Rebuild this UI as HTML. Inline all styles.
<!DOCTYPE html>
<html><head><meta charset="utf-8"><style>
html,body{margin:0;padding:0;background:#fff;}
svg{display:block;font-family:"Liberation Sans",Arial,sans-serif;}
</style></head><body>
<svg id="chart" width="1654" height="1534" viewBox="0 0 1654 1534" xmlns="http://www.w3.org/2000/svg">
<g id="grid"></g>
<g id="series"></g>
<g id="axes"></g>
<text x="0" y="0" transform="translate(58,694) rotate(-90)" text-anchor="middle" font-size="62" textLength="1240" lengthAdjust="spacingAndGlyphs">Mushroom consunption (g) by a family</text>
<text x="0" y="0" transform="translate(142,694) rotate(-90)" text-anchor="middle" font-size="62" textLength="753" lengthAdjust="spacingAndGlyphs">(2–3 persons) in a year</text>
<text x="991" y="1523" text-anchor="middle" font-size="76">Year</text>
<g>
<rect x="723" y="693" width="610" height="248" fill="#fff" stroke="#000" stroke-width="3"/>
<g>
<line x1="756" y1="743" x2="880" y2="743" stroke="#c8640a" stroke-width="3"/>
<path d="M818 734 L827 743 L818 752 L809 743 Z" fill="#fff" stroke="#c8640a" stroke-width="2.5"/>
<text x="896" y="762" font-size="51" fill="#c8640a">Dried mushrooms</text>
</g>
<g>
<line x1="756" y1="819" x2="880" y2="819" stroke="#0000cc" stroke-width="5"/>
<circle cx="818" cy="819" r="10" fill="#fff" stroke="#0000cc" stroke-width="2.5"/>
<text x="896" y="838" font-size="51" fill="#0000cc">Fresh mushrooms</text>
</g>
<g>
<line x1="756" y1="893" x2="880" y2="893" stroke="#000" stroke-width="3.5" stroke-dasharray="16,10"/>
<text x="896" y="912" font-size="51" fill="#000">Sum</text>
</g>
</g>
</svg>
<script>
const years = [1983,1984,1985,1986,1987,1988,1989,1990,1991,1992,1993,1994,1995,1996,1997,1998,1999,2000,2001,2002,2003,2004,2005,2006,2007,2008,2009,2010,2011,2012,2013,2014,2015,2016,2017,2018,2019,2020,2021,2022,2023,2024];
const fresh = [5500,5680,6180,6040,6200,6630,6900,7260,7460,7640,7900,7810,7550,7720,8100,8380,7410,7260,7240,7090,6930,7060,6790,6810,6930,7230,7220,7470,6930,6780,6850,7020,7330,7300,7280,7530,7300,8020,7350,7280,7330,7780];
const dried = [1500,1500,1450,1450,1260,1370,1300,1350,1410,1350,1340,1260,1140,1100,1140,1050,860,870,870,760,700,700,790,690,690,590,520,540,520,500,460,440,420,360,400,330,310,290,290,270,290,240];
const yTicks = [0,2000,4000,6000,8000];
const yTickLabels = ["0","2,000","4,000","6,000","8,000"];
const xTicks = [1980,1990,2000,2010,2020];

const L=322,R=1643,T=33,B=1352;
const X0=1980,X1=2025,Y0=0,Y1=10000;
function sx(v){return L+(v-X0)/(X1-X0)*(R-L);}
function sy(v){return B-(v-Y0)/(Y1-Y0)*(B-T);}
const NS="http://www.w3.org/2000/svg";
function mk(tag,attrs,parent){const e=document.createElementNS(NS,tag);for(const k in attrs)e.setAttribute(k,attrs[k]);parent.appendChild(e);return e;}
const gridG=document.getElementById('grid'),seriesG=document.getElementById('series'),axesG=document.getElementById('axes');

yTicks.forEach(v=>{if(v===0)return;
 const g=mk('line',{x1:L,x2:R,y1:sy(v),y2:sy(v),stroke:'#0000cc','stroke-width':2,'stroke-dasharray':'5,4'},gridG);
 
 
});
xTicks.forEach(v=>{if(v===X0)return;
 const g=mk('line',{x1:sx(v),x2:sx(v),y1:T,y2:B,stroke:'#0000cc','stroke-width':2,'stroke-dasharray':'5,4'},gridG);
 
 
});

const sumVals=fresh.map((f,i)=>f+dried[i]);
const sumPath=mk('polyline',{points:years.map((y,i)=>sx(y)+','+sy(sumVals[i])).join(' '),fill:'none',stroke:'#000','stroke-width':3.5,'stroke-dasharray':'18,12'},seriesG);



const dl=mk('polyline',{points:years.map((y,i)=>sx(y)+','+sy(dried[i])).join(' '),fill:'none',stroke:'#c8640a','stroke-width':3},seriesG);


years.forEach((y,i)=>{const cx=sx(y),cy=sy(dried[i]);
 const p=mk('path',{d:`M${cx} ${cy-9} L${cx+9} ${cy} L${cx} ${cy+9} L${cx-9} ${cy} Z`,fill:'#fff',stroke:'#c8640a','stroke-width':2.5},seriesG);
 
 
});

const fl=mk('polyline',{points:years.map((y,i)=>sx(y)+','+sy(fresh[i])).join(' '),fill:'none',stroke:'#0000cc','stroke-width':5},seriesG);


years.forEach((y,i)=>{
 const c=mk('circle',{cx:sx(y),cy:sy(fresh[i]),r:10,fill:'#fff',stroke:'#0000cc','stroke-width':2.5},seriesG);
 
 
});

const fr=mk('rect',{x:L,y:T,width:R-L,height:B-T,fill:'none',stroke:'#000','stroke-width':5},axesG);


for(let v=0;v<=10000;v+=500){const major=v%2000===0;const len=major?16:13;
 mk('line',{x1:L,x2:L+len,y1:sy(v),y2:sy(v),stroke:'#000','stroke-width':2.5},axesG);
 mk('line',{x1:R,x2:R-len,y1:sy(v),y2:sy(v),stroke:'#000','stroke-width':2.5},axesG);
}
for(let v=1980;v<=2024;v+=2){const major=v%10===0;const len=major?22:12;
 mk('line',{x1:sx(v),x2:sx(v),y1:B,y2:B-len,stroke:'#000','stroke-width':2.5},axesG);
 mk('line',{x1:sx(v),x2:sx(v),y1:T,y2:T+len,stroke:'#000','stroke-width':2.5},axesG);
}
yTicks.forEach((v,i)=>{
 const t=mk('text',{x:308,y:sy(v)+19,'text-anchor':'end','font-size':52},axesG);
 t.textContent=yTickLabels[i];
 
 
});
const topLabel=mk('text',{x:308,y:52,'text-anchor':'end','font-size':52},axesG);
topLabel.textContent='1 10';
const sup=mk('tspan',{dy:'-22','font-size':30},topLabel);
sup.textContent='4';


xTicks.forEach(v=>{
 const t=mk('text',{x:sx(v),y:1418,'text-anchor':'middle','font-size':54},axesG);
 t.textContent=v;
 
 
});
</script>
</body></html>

### Directions for this task
Extract the complete listing above, reproducing each line exactly.

### Finished answer
Rebuild this UI as HTML. Inline all styles.
<!DOCTYPE html>
<html><head><meta charset="utf-8"><style>
html,body{margin:0;padding:0;background:#fff;}
svg{display:block;font-family:"Liberation Sans",Arial,sans-serif;}
</style></head><body>
<svg id="chart" width="1654" height="1534" viewBox="0 0 1654 1534" xmlns="http://www.w3.org/2000/svg">
<g id="grid"></g>
<g id="series"></g>
<g id="axes"></g>
<text x="0" y="0" transform="translate(58,694) rotate(-90)" text-anchor="middle" font-size="62" textLength="1240" lengthAdjust="spacingAndGlyphs">Mushroom consunption (g) by a family</text>
<text x="0" y="0" transform="translate(142,694) rotate(-90)" text-anchor="middle" font-size="62" textLength="753" lengthAdjust="spacingAndGlyphs">(2–3 persons) in a year</text>
<text x="991" y="1523" text-anchor="middle" font-size="76">Year</text>
<g>
<rect x="723" y="693" width="610" height="248" fill="#fff" stroke="#000" stroke-width="3"/>
<g>
<line x1="756" y1="743" x2="880" y2="743" stroke="#c8640a" stroke-width="3"/>
<path d="M818 734 L827 743 L818 752 L809 743 Z" fill="#fff" stroke="#c8640a" stroke-width="2.5"/>
<text x="896" y="762" font-size="51" fill="#c8640a">Dried mushrooms</text>
</g>
<g>
<line x1="756" y1="819" x2="880" y2="819" stroke="#0000cc" stroke-width="5"/>
<circle cx="818" cy="819" r="10" fill="#fff" stroke="#0000cc" stroke-width="2.5"/>
<text x="896" y="838" font-size="51" fill="#0000cc">Fresh mushrooms</text>
</g>
<g>
<line x1="756" y1="893" x2="880" y2="893" stroke="#000" stroke-width="3.5" stroke-dasharray="16,10"/>
<text x="896" y="912" font-size="51" fill="#000">Sum</text>
</g>
</g>
</svg>
<script>
const years = [1983,1984,1985,1986,1987,1988,1989,1990,1991,1992,1993,1994,1995,1996,1997,1998,1999,2000,2001,2002,2003,2004,2005,2006,2007,2008,2009,2010,2011,2012,2013,2014,2015,2016,2017,2018,2019,2020,2021,2022,2023,2024];
const fresh = [5500,5680,6180,6040,6200,6630,6900,7260,7460,7640,7900,7810,7550,7720,8100,8380,7410,7260,7240,7090,6930,7060,6790,6810,6930,7230,7220,7470,6930,6780,6850,7020,7330,7300,7280,7530,7300,8020,7350,7280,7330,7780];
const dried = [1500,1500,1450,1450,1260,1370,1300,1350,1410,1350,1340,1260,1140,1100,1140,1050,860,870,870,760,700,700,790,690,690,590,520,540,520,500,460,440,420,360,400,330,310,290,290,270,290,240];
const yTicks = [0,2000,4000,6000,8000];
const yTickLabels = ["0","2,000","4,000","6,000","8,000"];
const xTicks = [1980,1990,2000,2010,2020];

const L=322,R=1643,T=33,B=1352;
const X0=1980,X1=2025,Y0=0,Y1=10000;
function sx(v){return L+(v-X0)/(X1-X0)*(R-L);}
function sy(v){return B-(v-Y0)/(Y1-Y0)*(B-T);}
const NS="http://www.w3.org/2000/svg";
function mk(tag,attrs,parent){const e=document.createElementNS(NS,tag);for(const k in attrs)e.setAttribute(k,attrs[k]);parent.appendChild(e);return e;}
const gridG=document.getElementById('grid'),seriesG=document.getElementById('series'),axesG=document.getElementById('axes');

yTicks.forEach(v=>{if(v===0)return;
 const g=mk('line',{x1:L,x2:R,y1:sy(v),y2:sy(v),stroke:'#0000cc','stroke-width':2,'stroke-dasharray':'5,4'},gridG);
 
 
});
xTicks.forEach(v=>{if(v===X0)return;
 const g=mk('line',{x1:sx(v),x2:sx(v),y1:T,y2:B,stroke:'#0000cc','stroke-width':2,'stroke-dasharray':'5,4'},gridG);
 
 
});

const sumVals=fresh.map((f,i)=>f+dried[i]);
const sumPath=mk('polyline',{points:years.map((y,i)=>sx(y)+','+sy(sumVals[i])).join(' '),fill:'none',stroke:'#000','stroke-width':3.5,'stroke-dasharray':'18,12'},seriesG);



const dl=mk('polyline',{points:years.map((y,i)=>sx(y)+','+sy(dried[i])).join(' '),fill:'none',stroke:'#c8640a','stroke-width':3},seriesG);


years.forEach((y,i)=>{const cx=sx(y),cy=sy(dried[i]);
 const p=mk('path',{d:`M${cx} ${cy-9} L${cx+9} ${cy} L${cx} ${cy+9} L${cx-9} ${cy} Z`,fill:'#fff',stroke:'#c8640a','stroke-width':2.5},seriesG);
 
 
});

const fl=mk('polyline',{points:years.map((y,i)=>sx(y)+','+sy(fresh[i])).join(' '),fill:'none',stroke:'#0000cc','stroke-width':5},seriesG);


years.forEach((y,i)=>{
 const c=mk('circle',{cx:sx(y),cy:sy(fresh[i]),r:10,fill:'#fff',stroke:'#0000cc','stroke-width':2.5},seriesG);
 
 
});

const fr=mk('rect',{x:L,y:T,width:R-L,height:B-T,fill:'none',stroke:'#000','stroke-width':5},axesG);


for(let v=0;v<=10000;v+=500){const major=v%2000===0;const len=major?16:13;
 mk('line',{x1:L,x2:L+len,y1:sy(v),y2:sy(v),stroke:'#000','stroke-width':2.5},axesG);
 mk('line',{x1:R,x2:R-len,y1:sy(v),y2:sy(v),stroke:'#000','stroke-width':2.5},axesG);
}
for(let v=1980;v<=2024;v+=2){const major=v%10===0;const len=major?22:12;
 mk('line',{x1:sx(v),x2:sx(v),y1:B,y2:B-len,stroke:'#000','stroke-width':2.5},axesG);
 mk('line',{x1:sx(v),x2:sx(v),y1:T,y2:T+len,stroke:'#000','stroke-width':2.5},axesG);
}
yTicks.forEach((v,i)=>{
 const t=mk('text',{x:308,y:sy(v)+19,'text-anchor':'end','font-size':52},axesG);
 t.textContent=yTickLabels[i];
 
 
});
const topLabel=mk('text',{x:308,y:52,'text-anchor':'end','font-size':52},axesG);
topLabel.textContent='1 10';
const sup=mk('tspan',{dy:'-22','font-size':30},topLabel);
sup.textContent='4';


xTicks.forEach(v=>{
 const t=mk('text',{x:sx(v),y:1418,'text-anchor':'middle','font-size':54},axesG);
 t.textContent=v;
 
 
});
</script>
</body></html>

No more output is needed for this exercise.